The Surface Pro 4 i7 comes with Intel Iris Graphics 540 (GT3e) which has 64 MB of dedicated eDRAM memory. Furthermore, the so-called GT3e-version features 48 Execution Units (EUs) clocked at up to 1050 MHz (depending on the CPU model). Besides the eDRAM cache, the Iris 540 is able to access the main memory (2x 64bit DDR3L-1600 / DDR4-2133).
So theoretically, the Iris graphics is twice as fast as the graphics in the i5 because it has twice the number of execution units. You don't get true 100% difference between 540 and 520 because the 520 actually has faster texture fill rate. But shader performance is more important and the 540 has over 2X the shader performance.
But the main reason why 540 is not 2x faster is both systems are bottlenecked by the system RAM. The Iris has eDRAM which greatly helps. While eDRAM is faster than dedicated video RAM, it's limited by the fact that you only get 64 MB versus desktop graphics which have 1 GB-8 GB of dedicated video RAM for the midrange to high end cards respectively. While your data is in that 64 MB space, you'll get great framerates. But moving data from system RAM (slow) to eDRAM takes time and that results in a big drop in frame rate. So the goal is to keep all the data within that 64 MB. Which is the reason why you go with a lower resolution because lower resolution consumes less memory.

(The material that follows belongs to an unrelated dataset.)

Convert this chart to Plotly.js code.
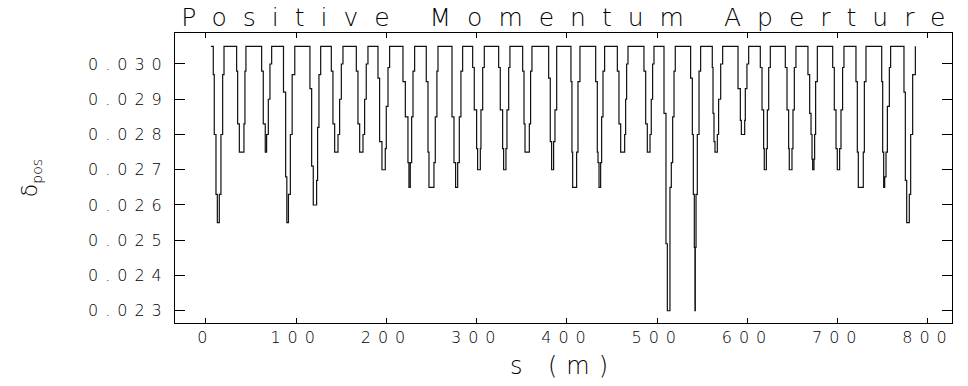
<!DOCTYPE html>
<html><head><meta charset="utf-8">
<script src="https://cdn.plot.ly/plotly-3.0.1.min.js"></script>
<style>
body{margin:0;background:#fff}
#wrap{position:relative;width:968px;height:386px}
#chart{width:968px;height:386px}
.gtitle{letter-spacing:16px}
.xtick text,.ytick text{letter-spacing:7px}
.g-xtitle text{letter-spacing:9px}
#ybox{position:absolute;left:8px;top:33px;width:46px;height:290px;display:flex;align-items:center;justify-content:center}
#ylab{font-family:"DejaVu Sans",sans-serif;font-weight:200;font-size:22px;color:#000;white-space:nowrap;line-height:1;
  writing-mode:vertical-rl;transform:rotate(180deg)}
@supports (writing-mode: sideways-lr){ #ylab{writing-mode:sideways-lr;transform:none} }
#ylab sub{font-size:14px;vertical-align:-5px}
</style></head><body><div id="wrap"><div id="chart"></div><div id="ybox"><div id="ylab"></div></div></div>
<script>
// s positions (m) where the step curve changes value, and the value from there on
const sPos = [
  5.5,
  8.1, 9.2, 11.1, 12.6, 14.8, 16.6, 18.5, 20.0,
  34.0, 35.1, 37.0, 42.1, 43.2, 44.3,
  61.7, 63.5, 65.7, 67.2, 69.1, 70.9, 72.8,
  85.9, 88.3, 89.6, 91.4, 93.5, 95.5, 98.4,
  115.2, 117.1, 118.9, 122.6, 123.7, 125.2, 127.1,
  138.9, 140.7, 142.6, 146.3, 148.1, 150.0, 151.8,
  166.6, 168.4, 170.3, 174.0, 175.8, 177.6, 179.5,
  190.6, 192.4, 195.0, 198.7, 199.8, 201.7, 203.5,
  218.3, 220.9, 223.8, 224.9, 226.4, 227.9, 229.4, 231.2,
  244.1, 246.0, 247.1, 252.6, 254.1, 255.9, 257.1,
  272.6, 274.8, 276.6, 278.9, 280.7, 282.5, 284.4,
  295.5, 297.3, 299.9, 301.0, 304.0, 304.7, 306.6, 308.4,
  324.3, 326.1, 328.7, 329.8, 332.4, 333.5, 335.4, 336.8,
  350.9, 352.4, 353.5, 358.3, 359.7, 361.2,
  379.7, 381.5, 383.0, 385.2, 386.7, 388.6,
  404.4, 405.5, 406.3, 410.7, 412.2, 414.4,
  431.8, 433.6, 434.4, 435.5, 437.3, 438.4, 439.9, 441.7,
  455.8, 457.6, 459.5, 463.9, 465.0, 466.1, 467.6,
  485.3, 487.2, 489.0, 492.0, 493.4, 494.9, 496.4,
  507.5, 509.7, 511.2, 514.1, 515.6, 517.1, 518.6, 520.0,
  537.0, 538.9, 540.0, 541.1, 541.8, 542.2, 543.0, 544.4, 546.3, 548.1,
  561.0, 561.8, 562.9, 564.0, 566.6, 568.0, 570.3, 572.5,
  589.5, 592.1, 593.2, 596.9, 597.6, 599.4, 601.3,
  614.2, 616.1, 617.9, 618.6, 620.9, 622.0, 623.5, 625.3,
  641.9, 643.8, 645.6, 646.3, 649.3, 650.4, 651.9, 653.7,
  667.0, 668.9, 670.4, 671.5, 672.2, 673.7, 674.4, 675.5, 677.4,
  694.4, 696.2, 698.1, 699.5, 702.1, 703.6, 705.4, 706.9,
  720.2, 721.7, 722.8, 728.3, 729.5, 731.3,
  748.7, 749.8, 750.9, 752.0, 753.5, 755.0, 757.2, 758.6,
  773.4, 774.9, 776.4, 779.3, 780.8, 783.0, 786.0
];
const deltaPos = [
  0.0305,
  0.0297, 0.0280, 0.0263, 0.0255, 0.0263, 0.0280, 0.0297, 0.0305,
  0.0298, 0.0283, 0.0275, 0.0283, 0.0298, 0.0305,
  0.0298, 0.0283, 0.0275, 0.0280, 0.0290, 0.0300, 0.0305,
  0.0292, 0.0268, 0.0255, 0.0263, 0.0280, 0.0297, 0.0305,
  0.0293, 0.0271, 0.0260, 0.0267, 0.0282, 0.0297, 0.0305,
  0.0298, 0.0283, 0.0275, 0.0280, 0.0290, 0.0300, 0.0305,
  0.0298, 0.0283, 0.0275, 0.0280, 0.0290, 0.0300, 0.0305,
  0.0296, 0.0278, 0.0270, 0.0276, 0.0288, 0.0299, 0.0305,
  0.0295, 0.0285, 0.0272, 0.0265, 0.0272, 0.0285, 0.0298, 0.0305,
  0.0295, 0.0275, 0.0265, 0.0272, 0.0285, 0.0298, 0.0305,
  0.0285, 0.0272, 0.0265, 0.0272, 0.0285, 0.0298, 0.0305,
  0.0299, 0.0287, 0.0276, 0.0270, 0.0276, 0.0287, 0.0299, 0.0305,
  0.0299, 0.0287, 0.0276, 0.0270, 0.0276, 0.0287, 0.0299, 0.0305,
  0.0298, 0.0283, 0.0275, 0.0283, 0.0298, 0.0305,
  0.0296, 0.0278, 0.0270, 0.0278, 0.0287, 0.0305,
  0.0295, 0.0275, 0.0265, 0.0275, 0.0295, 0.0305,
  0.0295, 0.0275, 0.0272, 0.0265, 0.0272, 0.0285, 0.0298, 0.0305,
  0.0298, 0.0283, 0.0275, 0.0280, 0.0290, 0.0300, 0.0305,
  0.0298, 0.0283, 0.0275, 0.0280, 0.0290, 0.0300, 0.0305,
  0.0286, 0.0249, 0.0230, 0.0265, 0.0272, 0.0285, 0.0298, 0.0305,
  0.0296, 0.0280, 0.0263, 0.0248, 0.0230, 0.0248, 0.0263, 0.0280, 0.0298, 0.0305,
  0.0299, 0.0286, 0.0278, 0.0275, 0.0280, 0.0290, 0.0300, 0.0305,
  0.0293, 0.0284, 0.0280, 0.0284, 0.0293, 0.0300, 0.0305,
  0.0299, 0.0287, 0.0276, 0.0270, 0.0276, 0.0287, 0.0299, 0.0305,
  0.0299, 0.0287, 0.0276, 0.0270, 0.0276, 0.0287, 0.0299, 0.0305,
  0.0297, 0.0286, 0.0280, 0.0273, 0.0270, 0.0273, 0.0280, 0.0295, 0.0305,
  0.0299, 0.0287, 0.0276, 0.0270, 0.0276, 0.0287, 0.0299, 0.0305,
  0.0295, 0.0275, 0.0265, 0.0275, 0.0295, 0.0305,
  0.0295, 0.0275, 0.0265, 0.0268, 0.0275, 0.0288, 0.0299, 0.0305,
  0.0292, 0.0267, 0.0255, 0.0263, 0.0280, 0.0297, 0.0305
];
const xTickVals = [0, 100, 200, 300, 400, 500, 600, 700, 800];
const yTickVals = [0.023, 0.024, 0.025, 0.026, 0.027, 0.028, 0.029, 0.030];
const titleText = 'Positive Momentum Aperture';
const xTitleText = 's (m)';
const yTitleMain = 'δ';
const yTitleSub = 'pos';

const FONT = '"DejaVu Sans", sans-serif';
const trace = {
  x: sPos, y: deltaPos, type: 'scatter', mode: 'lines',
  line: {shape: 'hv', color: '#111', width: 1.2},
  hoverinfo: 'skip'
};
const layout = {
  width: 968, height: 386,
  margin: {l: 175, r: 16, t: 33, b: 63},
  paper_bgcolor: '#fff', plot_bgcolor: '#fff',
  showlegend: false,
  title: {text: titleText, font: {family: FONT, size: 25, color: '#000', weight: 200},
          xref: 'paper', x: 0.51, xanchor: 'center', yref: 'container', y: 0.955, yanchor: 'middle'},
  xaxis: {
    range: [-34.3, 826.6], tickvals: xTickVals, ticktext: xTickVals.map(String),
    ticks: 'inside', ticklen: 5, tickcolor: '#000', showline: true, linecolor: '#000', linewidth: 1,
    mirror: 'ticks', showgrid: false, zeroline: false,
    tickfont: {family: FONT, size: 16, color: '#000', weight: 200},
    title: {text: xTitleText, font: {family: FONT, size: 24, color: '#000', weight: 200}, standoff: 10}
  },
  yaxis: {
    range: [0.022652, 0.030879], tickvals: yTickVals, ticktext: yTickVals.map(v => v.toFixed(3)),
    ticks: 'inside', ticklen: 10, tickcolor: '#000', showline: true, linecolor: '#000', linewidth: 1,
    mirror: 'ticks', showgrid: false, zeroline: false, ticklabelstandoff: 2,
    tickfont: {family: FONT, size: 16, color: '#000', weight: 200}
  }
};
Plotly.newPlot('chart', [trace], layout, {staticPlot: true, displayModeBar: false});
const yl = document.getElementById('ylab');
yl.appendChild(document.createTextNode(yTitleMain));
const sb = document.createElement('sub');
sb.textContent = yTitleSub;
yl.appendChild(sb);
</script></body></html>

Now the difference between Core i5's 520 and the Core M3's 515 is closer than the difference between the i7's 540 and the i5's 520. The main difference is the memory controller where the 520 is 5 GB/sec faster than the 515.

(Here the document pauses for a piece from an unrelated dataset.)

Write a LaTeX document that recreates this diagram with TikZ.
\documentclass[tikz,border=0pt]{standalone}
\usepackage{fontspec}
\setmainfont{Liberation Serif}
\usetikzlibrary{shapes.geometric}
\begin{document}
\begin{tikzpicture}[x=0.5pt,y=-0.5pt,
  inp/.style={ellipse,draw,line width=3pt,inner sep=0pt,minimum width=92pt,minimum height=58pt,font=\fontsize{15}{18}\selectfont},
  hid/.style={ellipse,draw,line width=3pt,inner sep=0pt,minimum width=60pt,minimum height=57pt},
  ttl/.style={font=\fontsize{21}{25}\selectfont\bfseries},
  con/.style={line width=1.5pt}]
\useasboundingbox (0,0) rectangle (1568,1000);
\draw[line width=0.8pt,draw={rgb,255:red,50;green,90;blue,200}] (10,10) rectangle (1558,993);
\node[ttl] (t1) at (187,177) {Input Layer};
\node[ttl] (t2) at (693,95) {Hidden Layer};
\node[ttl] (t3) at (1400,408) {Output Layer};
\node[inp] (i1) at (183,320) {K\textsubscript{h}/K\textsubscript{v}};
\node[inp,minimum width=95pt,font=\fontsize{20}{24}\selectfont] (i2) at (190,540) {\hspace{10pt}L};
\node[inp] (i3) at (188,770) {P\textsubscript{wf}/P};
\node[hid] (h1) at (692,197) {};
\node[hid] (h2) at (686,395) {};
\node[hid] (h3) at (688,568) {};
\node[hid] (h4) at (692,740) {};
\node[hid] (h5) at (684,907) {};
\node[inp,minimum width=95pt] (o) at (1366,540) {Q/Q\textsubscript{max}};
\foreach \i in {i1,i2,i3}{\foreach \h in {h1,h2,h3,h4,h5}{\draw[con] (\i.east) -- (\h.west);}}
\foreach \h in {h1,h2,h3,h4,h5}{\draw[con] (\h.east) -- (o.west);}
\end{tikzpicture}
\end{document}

But how is that in the real world? This is only a few published tests. And it's with immature drivers. Once Intel gets their act together and fixes the drivers, the i7 Iris graphics should shine even more.
GFXBench Windows OpenGL - 1080p Manhattan 3.1 Offscreen (Top Scores)

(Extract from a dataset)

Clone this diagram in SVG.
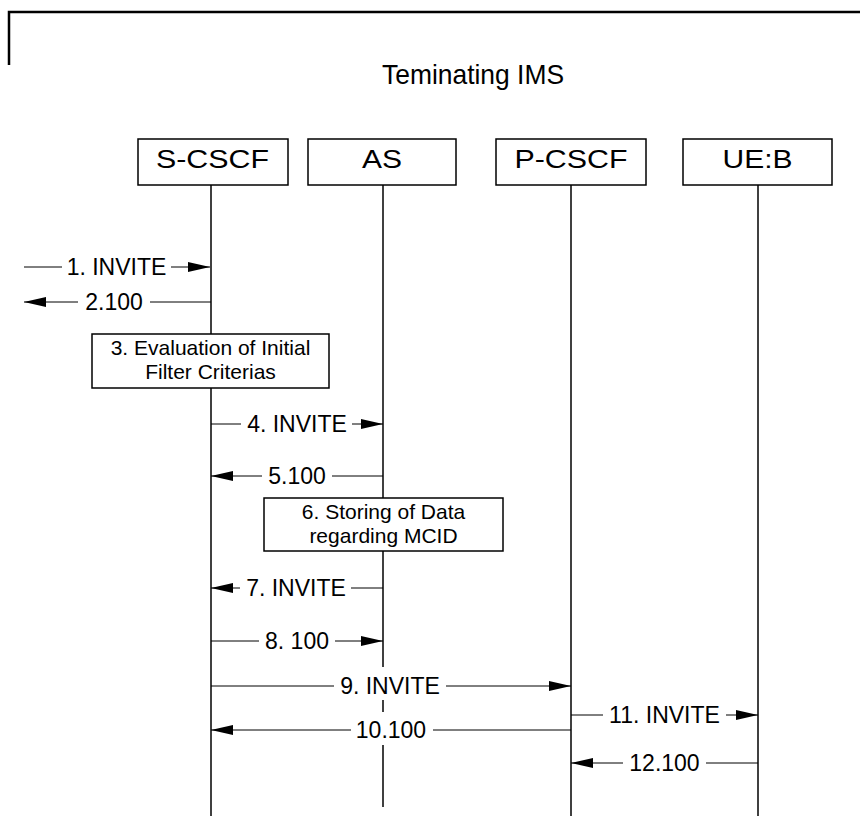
<svg xmlns="http://www.w3.org/2000/svg" width="860" height="816" viewBox="0 0 860 816">
<defs>
<marker id="ah" viewBox="0 0 22 10" refX="22" refY="5" markerWidth="22" markerHeight="10" markerUnits="userSpaceOnUse" orient="auto">
<path d="M0,0 L22,5 L0,10 z" fill="#000"/>
</marker>
<style>
text{font-family:"Liberation Sans",Arial,sans-serif;fill:#000}
.hdr{font-size:25px;text-anchor:middle}
.ttl{font-size:28px}
.box{fill:#fff;stroke:#000;stroke-width:1.5}
.life{stroke:#000;stroke-width:1.5;fill:none}
.msg{stroke:#000;stroke-width:1;fill:none;marker-end:url(#ah)}
.lbl{font-size:23px;text-anchor:middle}
.bg{fill:#fff;stroke:none}
.note{font-size:21px;text-anchor:middle}
</style>
</defs>
<rect width="860" height="816" fill="#fff"/>
<g id="frame">
<polyline points="9,65 9,12 860,12" fill="none" stroke="#000" stroke-width="2.5"/>
<text class="ttl" x="382" y="84" textLength="182" lengthAdjust="spacingAndGlyphs">Teminating IMS</text>
</g>
<g id="lifelines">
<line class="life" x1="211" y1="185" x2="211" y2="816"/>
<line class="life" x1="383" y1="185" x2="383" y2="807"/>
<line class="life" x1="571" y1="185" x2="571" y2="816"/>
<line class="life" x1="758" y1="185" x2="758" y2="816"/>
</g>
<g id="S-CSCF"><rect class="box" x="138" y="139" width="150" height="46"/><text class="hdr" x="212.5" y="168" textLength="113" lengthAdjust="spacingAndGlyphs">S-CSCF</text></g>
<g id="AS"><rect class="box" x="308" y="139" width="148" height="46"/><text class="hdr" x="382" y="168" textLength="40" lengthAdjust="spacingAndGlyphs">AS</text></g>
<g id="P-CSCF"><rect class="box" x="496" y="139" width="150" height="46"/><text class="hdr" x="571" y="168" textLength="113" lengthAdjust="spacingAndGlyphs">P-CSCF</text></g>
<g id="UE-B"><rect class="box" x="683" y="139" width="149" height="46"/><text class="hdr" x="757.5" y="168" textLength="70" lengthAdjust="spacingAndGlyphs">UE:B</text></g>
<g id="connectors">
<line class="msg" x1="24" y1="267" x2="210" y2="267"/>
<rect class="bg" x="62" y="254" width="109" height="26"/><text class="lbl" x="116.5" y="275">1. INVITE</text>
<line class="msg" x1="211" y1="302" x2="24" y2="302"/>
<rect class="bg" x="78" y="289" width="72" height="26"/><text class="lbl" x="114" y="310">2.100</text>
<line class="msg" x1="211" y1="424" x2="383" y2="424"/>
<rect class="bg" x="241" y="411" width="111" height="26"/><text class="lbl" x="297" y="432">4. INVITE</text>
<line class="msg" x1="383" y1="476" x2="211" y2="476"/>
<rect class="bg" x="262" y="463" width="70" height="26"/><text class="lbl" x="297" y="484">5.100</text>
<line class="msg" x1="383" y1="588" x2="211" y2="588"/>
<rect class="bg" x="240" y="575" width="111" height="26"/><text class="lbl" x="296" y="596">7. INVITE</text>
<line class="msg" x1="211" y1="641" x2="383" y2="641"/>
<rect class="bg" x="259" y="628" width="76" height="26"/><text class="lbl" x="297" y="649">8. 100</text>
<line class="msg" x1="211" y1="686" x2="571" y2="686"/>
<rect class="bg" x="334" y="667" width="112" height="33"/><text class="lbl" x="390" y="694">9. INVITE</text>
<line class="msg" x1="571" y1="730" x2="211" y2="730"/>
<rect class="bg" x="351" y="712" width="82" height="33"/><text class="lbl" x="391" y="738">10.100</text>
<line class="msg" x1="571" y1="715" x2="758" y2="715"/>
<rect class="bg" x="603" y="702" width="123" height="26"/><text class="lbl" x="664.5" y="723">11. INVITE</text>
<line class="msg" x1="758" y1="763" x2="571" y2="763"/>
<rect class="bg" x="623" y="750" width="83" height="26"/><text class="lbl" x="664.5" y="771">12.100</text>
</g>
<g id="step3"><rect class="box" x="92" y="334" width="237" height="54"/><text class="note" x="210.5" y="355">3. Evaluation of Initial</text><text class="note" x="210.5" y="379">Filter Criterias</text></g>
<g id="step6"><rect class="box" x="264" y="498" width="239" height="53"/><text class="note" x="383.5" y="519">6. Storing of Data</text><text class="note" x="383.5" y="543">regarding MCID</text></g>
</svg>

Iris™ Graphics 540 (15W Skylake-U GT3e): 63.5 FPS
HD Graphics 520 (15W Skylake-U GT2): 39.6 FPS
Iris™ Pro Graphics 5200 (47W Haswell-H GT3e): 61.2 FPS
HD Graphics 5000 (15W Haswell-U GT3): 36.7 FPS
Geforce GT940M: 52.3 FPS
Surface Book's Geforce dGPU: 61.1 FPS
540 vs 520:
Compubench:
Face Detection
28.8 mPixels/s
18.632 mPixels/s
TV-L1 Optical Flow
4.546 mPixels/s
2.731 mPixels/s
Ocean Surface Simulation
341.639 Frames/s
201.624 Frames/s
Particle Simulation - 64k
224.953 mInteraction/s
172.934 mInteraction/s
T-Rex
2.186 Frames/s
1.425 Frames/s
Video Composition
8.536 Frames/s
9.542 Frames/s
Bitcoin Mining
49.109 mHash/s
26.351 mHash/s
Significant gains between Iris 540 and HD 520.
The guy who started this thread hasn't answered any of the questions I asked. What temps are he getting? Lots of software out there to measure. What resolution is he running his game? How much SSD space does he have available?
That brings up another point. Bigger sized SSD work faster than smaller SSD because of how SSDs are designed. Check the specs between different sized drives and see how that bears out. Free space on an SSD is also important. The more you fill the SSD, the slower it gets. You don't want to touch a 128 GB SSD if you actually want great performance.
And Werewolf's observations for Surface Pro 3 don't apply to Surface Pro 4. The Surface Pro 3 was designed when they thought it would have the thermals of Broadwell. But Broadwell was extremely late and so they reused Haswell. When your cooling system is designed for the cooler running Broadwell and you suddenly have to have the hotter Haswell, you're going to experience throttling. Which is why the i7 SP3 was not much different than i5 SP3 during sustained loads.
Not only does SP4 have a better cooling system, it's 2 generations newer than Haswell. So comparing i5 to i7 (especially factoring in Iris) will make a much greater difference than during the SP3 days.